Mexican Tomato-Bean Soup With Corn Dumplings - cooking recipe

Ingredients
    Soup
    2 teaspoons olive oil
    1 cup onion, chopped
    1 tablespoon chili powder
    2 teaspoons bottled minced garlic
    2 cups vegetable broth
    1 cup water
    1/2 teaspoon dried oregano
    1/4 teaspoon salt
    1/4 teaspoon pepper
    1 (15 1/2 ounce) can chickpeas, rinsed and drained (garbanzo beans)

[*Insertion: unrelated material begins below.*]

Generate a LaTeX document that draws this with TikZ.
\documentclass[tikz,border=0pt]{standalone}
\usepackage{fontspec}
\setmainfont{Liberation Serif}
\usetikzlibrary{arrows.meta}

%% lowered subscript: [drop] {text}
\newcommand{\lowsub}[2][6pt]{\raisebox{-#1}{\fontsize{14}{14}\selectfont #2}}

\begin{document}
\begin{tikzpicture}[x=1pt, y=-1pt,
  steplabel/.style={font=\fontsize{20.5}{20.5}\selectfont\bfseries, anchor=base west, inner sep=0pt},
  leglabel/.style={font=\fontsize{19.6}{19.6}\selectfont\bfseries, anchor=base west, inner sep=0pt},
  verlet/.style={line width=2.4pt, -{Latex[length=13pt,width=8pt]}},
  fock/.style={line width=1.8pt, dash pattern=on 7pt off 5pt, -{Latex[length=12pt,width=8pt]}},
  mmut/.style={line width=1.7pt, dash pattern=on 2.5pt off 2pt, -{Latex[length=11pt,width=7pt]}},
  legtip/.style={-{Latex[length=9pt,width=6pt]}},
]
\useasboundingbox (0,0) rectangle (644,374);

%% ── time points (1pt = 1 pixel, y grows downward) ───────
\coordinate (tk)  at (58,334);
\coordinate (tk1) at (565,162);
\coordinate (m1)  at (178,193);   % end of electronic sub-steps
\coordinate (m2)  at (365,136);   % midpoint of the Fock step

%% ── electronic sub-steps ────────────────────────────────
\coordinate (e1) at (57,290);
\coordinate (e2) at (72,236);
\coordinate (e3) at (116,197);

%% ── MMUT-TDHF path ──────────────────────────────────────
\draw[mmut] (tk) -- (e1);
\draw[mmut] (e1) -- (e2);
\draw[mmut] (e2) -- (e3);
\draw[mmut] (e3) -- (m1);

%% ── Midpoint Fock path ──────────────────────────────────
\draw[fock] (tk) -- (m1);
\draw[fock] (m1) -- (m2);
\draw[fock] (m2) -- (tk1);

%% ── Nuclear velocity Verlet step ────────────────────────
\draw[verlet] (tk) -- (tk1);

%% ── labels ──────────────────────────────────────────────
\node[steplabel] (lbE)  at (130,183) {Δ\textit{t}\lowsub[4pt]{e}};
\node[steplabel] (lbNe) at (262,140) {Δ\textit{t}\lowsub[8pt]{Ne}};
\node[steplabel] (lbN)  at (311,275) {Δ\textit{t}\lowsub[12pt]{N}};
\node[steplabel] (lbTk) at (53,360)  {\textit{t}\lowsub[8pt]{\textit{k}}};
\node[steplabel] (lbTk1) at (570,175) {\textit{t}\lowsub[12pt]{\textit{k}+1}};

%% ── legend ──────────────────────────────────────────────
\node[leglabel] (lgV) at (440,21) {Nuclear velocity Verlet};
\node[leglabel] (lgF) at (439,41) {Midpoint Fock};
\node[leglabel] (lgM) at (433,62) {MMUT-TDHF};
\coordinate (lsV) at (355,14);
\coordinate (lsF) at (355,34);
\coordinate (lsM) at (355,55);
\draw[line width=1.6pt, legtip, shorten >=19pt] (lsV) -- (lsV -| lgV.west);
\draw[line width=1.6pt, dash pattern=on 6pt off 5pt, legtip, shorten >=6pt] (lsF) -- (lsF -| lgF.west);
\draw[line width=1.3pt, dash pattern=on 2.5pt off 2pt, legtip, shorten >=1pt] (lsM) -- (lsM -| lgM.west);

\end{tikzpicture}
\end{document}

    1 (14 1/2 ounce) can no-salt-added diced tomatoes, undrained
    Dumplings
    1/3 cup masa harina or 1/3 cup cornmeal
    1/8 teaspoon salt
    3 tablespoons hot water
    1 teaspoon olive oil
    Remaining Ingredients
    2 tablespoons fresh cilantro, chopped
    1 tablespoon fresh lime juice
    1/4 cup queso fresco or 1/4 cup cheddar cheese
Preparation
    To prepare soup, heat 2 teaspoons oil in a dutch oven over medium-high heat.
    Add onion; saute 3 minutes or until tender.
    Add chili powder and garlic; saute 30 seconds.
    Add broth and next 6 ingredients (through tomatoes); bring to a boil. Cover, reduce heat, and simmer for 20 minutes.
    To prepare dumplings, combine masa harina or cornmeal and 1/8 teaspoon salt in a bowl.
    Add 3 tablespoons hot water and 1 teaspoon oil; stir until a soft dough forms (dough will be dry).
    Divide dough into 24 pieces, shaping each into a ball. Add dumplings to soup; cook, uncovered, 3 minutes or until dumplings float.
    Stir in cilantro and juice.
    Ladle 1 cup soup into each of 4 bowls; top each serving with 1 tablespoon queso fresco.